• [Directive] In the lines below, how many hold the word "this"? Answer only with the number.
__________
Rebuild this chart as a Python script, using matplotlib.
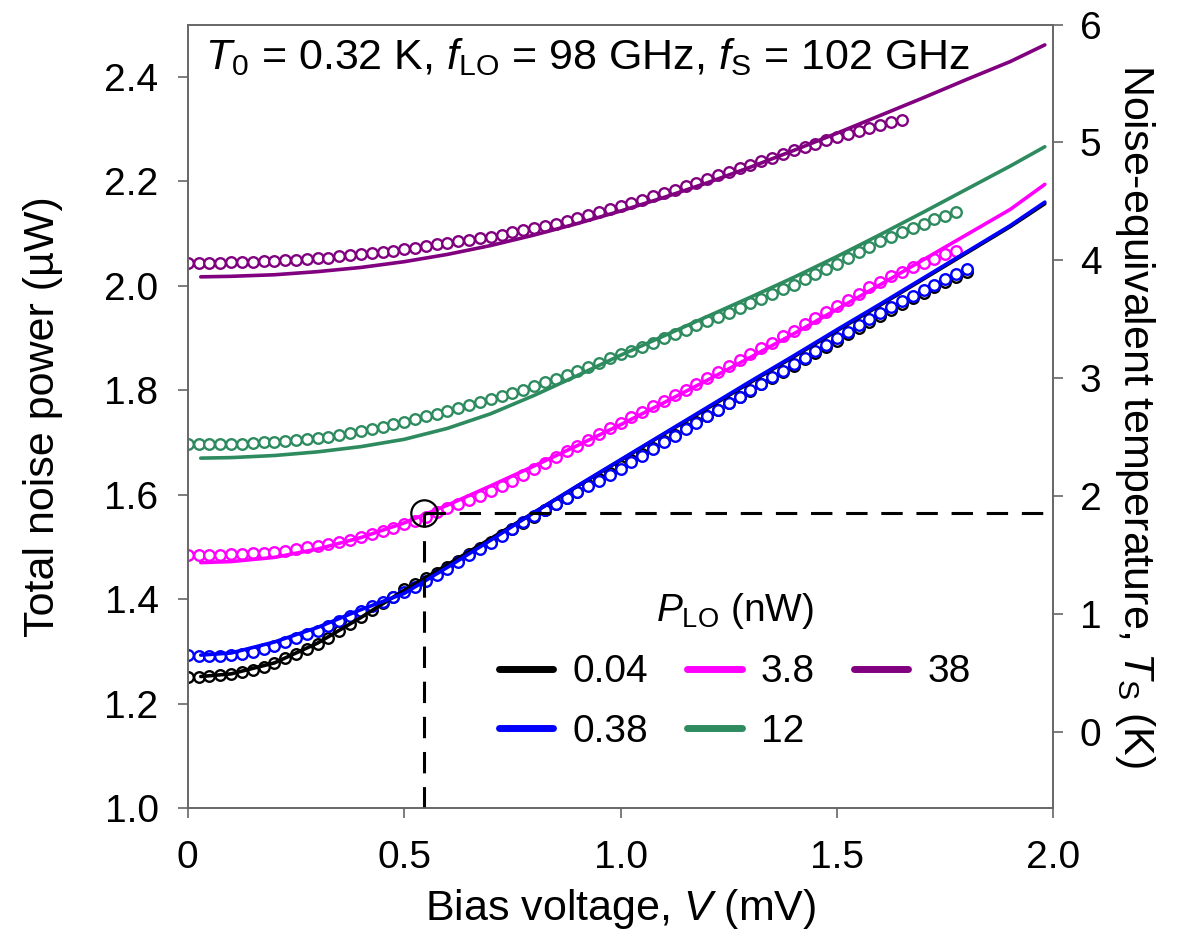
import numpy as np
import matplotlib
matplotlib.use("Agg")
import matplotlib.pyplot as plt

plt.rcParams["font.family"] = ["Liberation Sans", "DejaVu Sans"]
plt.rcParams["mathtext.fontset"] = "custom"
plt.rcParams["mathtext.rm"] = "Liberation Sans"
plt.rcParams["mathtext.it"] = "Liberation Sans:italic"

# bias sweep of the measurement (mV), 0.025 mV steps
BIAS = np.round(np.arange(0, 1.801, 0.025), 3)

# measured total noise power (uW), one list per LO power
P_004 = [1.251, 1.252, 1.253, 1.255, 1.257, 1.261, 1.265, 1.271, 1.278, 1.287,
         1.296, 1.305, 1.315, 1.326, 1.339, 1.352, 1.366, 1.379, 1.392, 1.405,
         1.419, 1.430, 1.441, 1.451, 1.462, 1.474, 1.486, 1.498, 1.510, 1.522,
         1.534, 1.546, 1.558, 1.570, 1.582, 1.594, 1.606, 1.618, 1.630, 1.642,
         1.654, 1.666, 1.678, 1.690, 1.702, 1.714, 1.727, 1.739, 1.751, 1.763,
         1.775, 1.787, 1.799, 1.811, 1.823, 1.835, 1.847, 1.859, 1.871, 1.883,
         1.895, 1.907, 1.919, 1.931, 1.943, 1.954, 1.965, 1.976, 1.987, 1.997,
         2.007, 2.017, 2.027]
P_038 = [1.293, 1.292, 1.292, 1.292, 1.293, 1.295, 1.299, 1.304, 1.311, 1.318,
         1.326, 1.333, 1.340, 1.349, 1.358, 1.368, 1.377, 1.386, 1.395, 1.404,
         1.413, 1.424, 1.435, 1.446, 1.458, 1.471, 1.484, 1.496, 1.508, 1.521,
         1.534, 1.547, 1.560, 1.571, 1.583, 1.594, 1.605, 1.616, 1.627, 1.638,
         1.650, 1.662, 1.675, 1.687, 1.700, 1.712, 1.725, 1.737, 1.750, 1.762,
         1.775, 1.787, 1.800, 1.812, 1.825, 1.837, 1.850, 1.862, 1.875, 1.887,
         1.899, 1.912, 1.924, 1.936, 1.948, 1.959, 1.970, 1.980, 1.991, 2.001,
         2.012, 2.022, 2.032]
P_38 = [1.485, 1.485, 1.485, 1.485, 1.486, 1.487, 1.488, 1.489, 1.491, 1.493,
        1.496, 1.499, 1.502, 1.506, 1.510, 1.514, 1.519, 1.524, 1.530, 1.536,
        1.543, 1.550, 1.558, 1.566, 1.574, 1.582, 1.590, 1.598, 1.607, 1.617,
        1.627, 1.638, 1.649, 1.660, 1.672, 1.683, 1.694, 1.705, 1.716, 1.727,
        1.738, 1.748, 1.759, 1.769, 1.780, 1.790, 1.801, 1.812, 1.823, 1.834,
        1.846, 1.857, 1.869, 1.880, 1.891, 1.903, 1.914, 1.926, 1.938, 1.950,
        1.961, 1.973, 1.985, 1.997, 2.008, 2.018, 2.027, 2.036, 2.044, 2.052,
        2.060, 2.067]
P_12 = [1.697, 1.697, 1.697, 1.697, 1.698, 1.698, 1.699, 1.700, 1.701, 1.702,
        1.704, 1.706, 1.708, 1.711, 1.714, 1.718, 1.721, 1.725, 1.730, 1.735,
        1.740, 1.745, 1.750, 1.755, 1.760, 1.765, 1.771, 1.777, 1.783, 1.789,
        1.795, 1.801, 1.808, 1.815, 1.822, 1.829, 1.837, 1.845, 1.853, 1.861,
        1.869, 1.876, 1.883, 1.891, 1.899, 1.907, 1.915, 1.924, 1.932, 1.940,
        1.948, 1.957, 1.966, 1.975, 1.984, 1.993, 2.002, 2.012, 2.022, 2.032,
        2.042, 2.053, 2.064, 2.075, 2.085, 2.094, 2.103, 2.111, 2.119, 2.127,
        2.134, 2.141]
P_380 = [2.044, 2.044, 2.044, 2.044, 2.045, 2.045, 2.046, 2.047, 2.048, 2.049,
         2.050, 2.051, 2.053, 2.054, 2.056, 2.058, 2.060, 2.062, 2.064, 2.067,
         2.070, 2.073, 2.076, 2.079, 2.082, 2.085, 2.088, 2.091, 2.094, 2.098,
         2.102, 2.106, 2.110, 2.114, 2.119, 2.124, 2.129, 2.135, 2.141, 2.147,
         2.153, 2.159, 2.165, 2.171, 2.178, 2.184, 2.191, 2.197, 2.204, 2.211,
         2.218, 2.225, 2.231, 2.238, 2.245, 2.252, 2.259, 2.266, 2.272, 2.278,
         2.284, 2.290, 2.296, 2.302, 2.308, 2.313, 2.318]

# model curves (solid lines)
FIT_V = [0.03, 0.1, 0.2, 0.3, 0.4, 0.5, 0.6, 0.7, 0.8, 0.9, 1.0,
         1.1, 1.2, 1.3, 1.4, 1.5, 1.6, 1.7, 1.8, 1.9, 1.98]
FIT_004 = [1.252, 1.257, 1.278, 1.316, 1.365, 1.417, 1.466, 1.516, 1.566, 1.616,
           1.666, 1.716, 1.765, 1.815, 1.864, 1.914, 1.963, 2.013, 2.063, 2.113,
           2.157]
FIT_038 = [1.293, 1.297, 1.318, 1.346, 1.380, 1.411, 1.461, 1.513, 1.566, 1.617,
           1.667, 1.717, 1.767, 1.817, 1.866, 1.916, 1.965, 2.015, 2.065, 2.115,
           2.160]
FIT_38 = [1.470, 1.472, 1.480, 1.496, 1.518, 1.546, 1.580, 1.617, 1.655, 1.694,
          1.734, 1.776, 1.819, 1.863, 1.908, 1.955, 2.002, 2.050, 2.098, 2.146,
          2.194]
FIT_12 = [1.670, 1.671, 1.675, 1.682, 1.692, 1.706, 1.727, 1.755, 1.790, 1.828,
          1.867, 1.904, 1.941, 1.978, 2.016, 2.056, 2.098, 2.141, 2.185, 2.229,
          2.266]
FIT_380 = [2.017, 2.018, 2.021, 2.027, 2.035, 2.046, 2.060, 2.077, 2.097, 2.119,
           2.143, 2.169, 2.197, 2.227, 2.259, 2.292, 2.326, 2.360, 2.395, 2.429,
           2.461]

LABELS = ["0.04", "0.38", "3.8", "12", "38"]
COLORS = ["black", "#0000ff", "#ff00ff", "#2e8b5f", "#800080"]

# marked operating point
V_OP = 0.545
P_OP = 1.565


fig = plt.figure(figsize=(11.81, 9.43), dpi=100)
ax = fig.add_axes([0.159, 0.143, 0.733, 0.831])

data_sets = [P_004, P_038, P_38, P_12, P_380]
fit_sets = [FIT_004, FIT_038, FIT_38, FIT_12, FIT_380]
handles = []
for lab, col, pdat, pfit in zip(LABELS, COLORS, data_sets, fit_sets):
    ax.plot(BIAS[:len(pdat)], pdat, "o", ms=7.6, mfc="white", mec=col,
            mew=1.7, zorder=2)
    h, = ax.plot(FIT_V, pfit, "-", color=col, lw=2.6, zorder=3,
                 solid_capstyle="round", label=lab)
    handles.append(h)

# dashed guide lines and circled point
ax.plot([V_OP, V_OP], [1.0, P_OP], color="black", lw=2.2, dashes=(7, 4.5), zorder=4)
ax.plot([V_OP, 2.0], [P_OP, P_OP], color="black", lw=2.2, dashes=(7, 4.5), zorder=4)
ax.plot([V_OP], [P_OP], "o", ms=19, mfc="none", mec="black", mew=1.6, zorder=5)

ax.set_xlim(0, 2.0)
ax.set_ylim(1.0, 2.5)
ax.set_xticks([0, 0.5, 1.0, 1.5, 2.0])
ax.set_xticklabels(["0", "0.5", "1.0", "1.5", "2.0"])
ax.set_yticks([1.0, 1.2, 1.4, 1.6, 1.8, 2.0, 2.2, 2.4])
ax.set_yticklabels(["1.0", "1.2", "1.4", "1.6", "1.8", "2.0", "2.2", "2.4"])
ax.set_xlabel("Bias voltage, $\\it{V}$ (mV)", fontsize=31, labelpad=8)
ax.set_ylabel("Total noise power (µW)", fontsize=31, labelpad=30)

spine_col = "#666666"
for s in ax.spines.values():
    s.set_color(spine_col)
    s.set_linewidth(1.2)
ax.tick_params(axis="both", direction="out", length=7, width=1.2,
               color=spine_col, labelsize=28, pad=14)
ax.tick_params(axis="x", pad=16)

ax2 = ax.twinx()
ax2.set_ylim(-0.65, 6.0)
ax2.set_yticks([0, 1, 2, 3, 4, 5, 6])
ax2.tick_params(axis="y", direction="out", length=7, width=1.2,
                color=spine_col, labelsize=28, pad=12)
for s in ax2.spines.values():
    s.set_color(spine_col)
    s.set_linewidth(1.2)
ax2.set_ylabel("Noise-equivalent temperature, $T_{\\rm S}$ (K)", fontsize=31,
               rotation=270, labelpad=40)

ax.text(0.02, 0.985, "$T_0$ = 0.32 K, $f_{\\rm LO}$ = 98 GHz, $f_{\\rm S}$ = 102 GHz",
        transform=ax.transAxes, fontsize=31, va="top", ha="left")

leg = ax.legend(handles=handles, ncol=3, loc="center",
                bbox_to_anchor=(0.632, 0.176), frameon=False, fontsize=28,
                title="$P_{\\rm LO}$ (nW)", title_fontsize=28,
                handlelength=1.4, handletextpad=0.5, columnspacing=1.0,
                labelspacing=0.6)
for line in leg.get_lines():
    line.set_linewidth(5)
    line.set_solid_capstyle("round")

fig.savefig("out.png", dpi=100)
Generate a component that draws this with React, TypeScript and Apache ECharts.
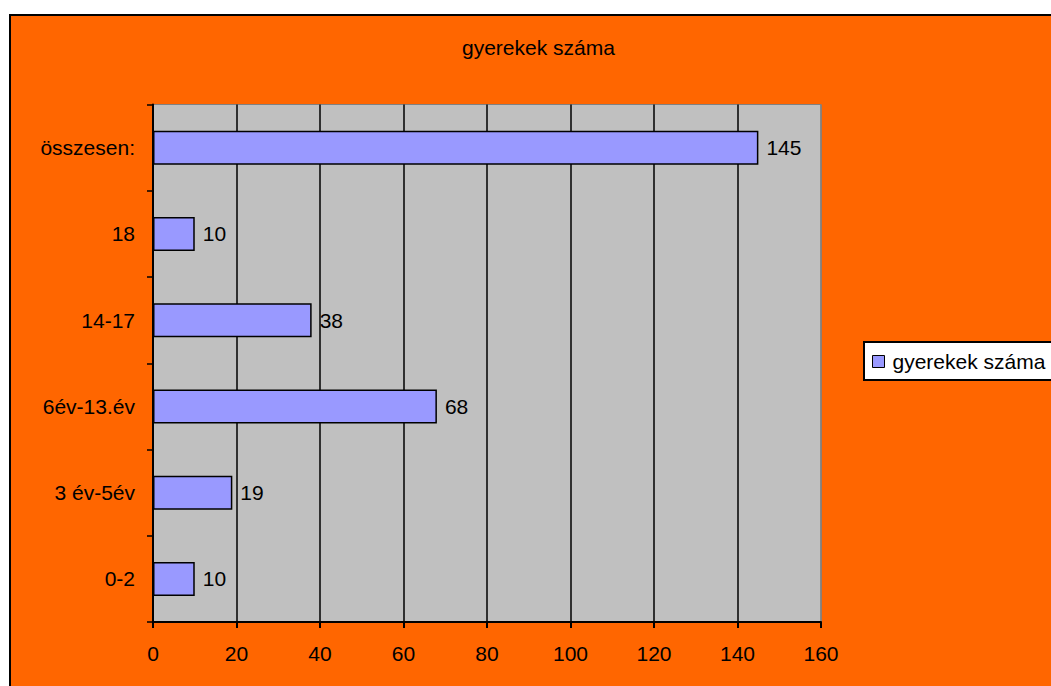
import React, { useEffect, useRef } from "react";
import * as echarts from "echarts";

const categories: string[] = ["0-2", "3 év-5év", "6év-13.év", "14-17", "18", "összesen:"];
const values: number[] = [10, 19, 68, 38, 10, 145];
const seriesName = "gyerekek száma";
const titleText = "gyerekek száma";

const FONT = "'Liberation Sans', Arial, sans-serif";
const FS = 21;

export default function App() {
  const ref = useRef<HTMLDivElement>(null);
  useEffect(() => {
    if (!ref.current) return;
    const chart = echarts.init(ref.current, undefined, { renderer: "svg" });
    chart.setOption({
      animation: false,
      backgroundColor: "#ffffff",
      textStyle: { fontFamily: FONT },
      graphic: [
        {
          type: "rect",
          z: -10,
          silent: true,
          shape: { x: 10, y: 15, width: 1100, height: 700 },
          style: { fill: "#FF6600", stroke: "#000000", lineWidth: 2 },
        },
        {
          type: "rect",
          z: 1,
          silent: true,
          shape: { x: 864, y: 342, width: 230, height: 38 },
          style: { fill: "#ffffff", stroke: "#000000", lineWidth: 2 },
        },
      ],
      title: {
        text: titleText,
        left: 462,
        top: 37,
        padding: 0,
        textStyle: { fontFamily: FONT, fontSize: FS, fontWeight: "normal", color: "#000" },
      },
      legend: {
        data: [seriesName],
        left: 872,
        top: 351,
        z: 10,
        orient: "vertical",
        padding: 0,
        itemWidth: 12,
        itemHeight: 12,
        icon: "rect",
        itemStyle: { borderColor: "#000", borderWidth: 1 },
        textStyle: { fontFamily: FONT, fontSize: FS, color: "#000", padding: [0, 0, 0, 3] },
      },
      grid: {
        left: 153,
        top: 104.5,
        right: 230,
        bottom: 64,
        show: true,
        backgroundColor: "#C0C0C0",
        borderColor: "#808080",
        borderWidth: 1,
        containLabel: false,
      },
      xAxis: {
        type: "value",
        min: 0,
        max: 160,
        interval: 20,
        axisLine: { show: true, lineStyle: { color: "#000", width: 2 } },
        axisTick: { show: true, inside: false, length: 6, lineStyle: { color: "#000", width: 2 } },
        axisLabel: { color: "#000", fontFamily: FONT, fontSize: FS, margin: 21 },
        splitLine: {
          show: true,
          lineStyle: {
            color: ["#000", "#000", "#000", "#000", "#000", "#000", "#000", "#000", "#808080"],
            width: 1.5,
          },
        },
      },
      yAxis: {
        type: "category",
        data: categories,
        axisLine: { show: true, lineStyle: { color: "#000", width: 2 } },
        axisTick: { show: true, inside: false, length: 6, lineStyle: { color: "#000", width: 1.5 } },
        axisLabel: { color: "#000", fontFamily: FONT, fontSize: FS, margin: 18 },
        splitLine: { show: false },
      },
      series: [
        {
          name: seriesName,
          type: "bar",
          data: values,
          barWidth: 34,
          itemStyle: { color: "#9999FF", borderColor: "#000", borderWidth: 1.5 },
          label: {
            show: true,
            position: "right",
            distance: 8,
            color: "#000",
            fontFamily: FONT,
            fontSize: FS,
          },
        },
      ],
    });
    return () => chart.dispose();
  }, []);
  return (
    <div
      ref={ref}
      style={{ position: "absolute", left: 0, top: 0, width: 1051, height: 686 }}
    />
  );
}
__________
• [Output] 2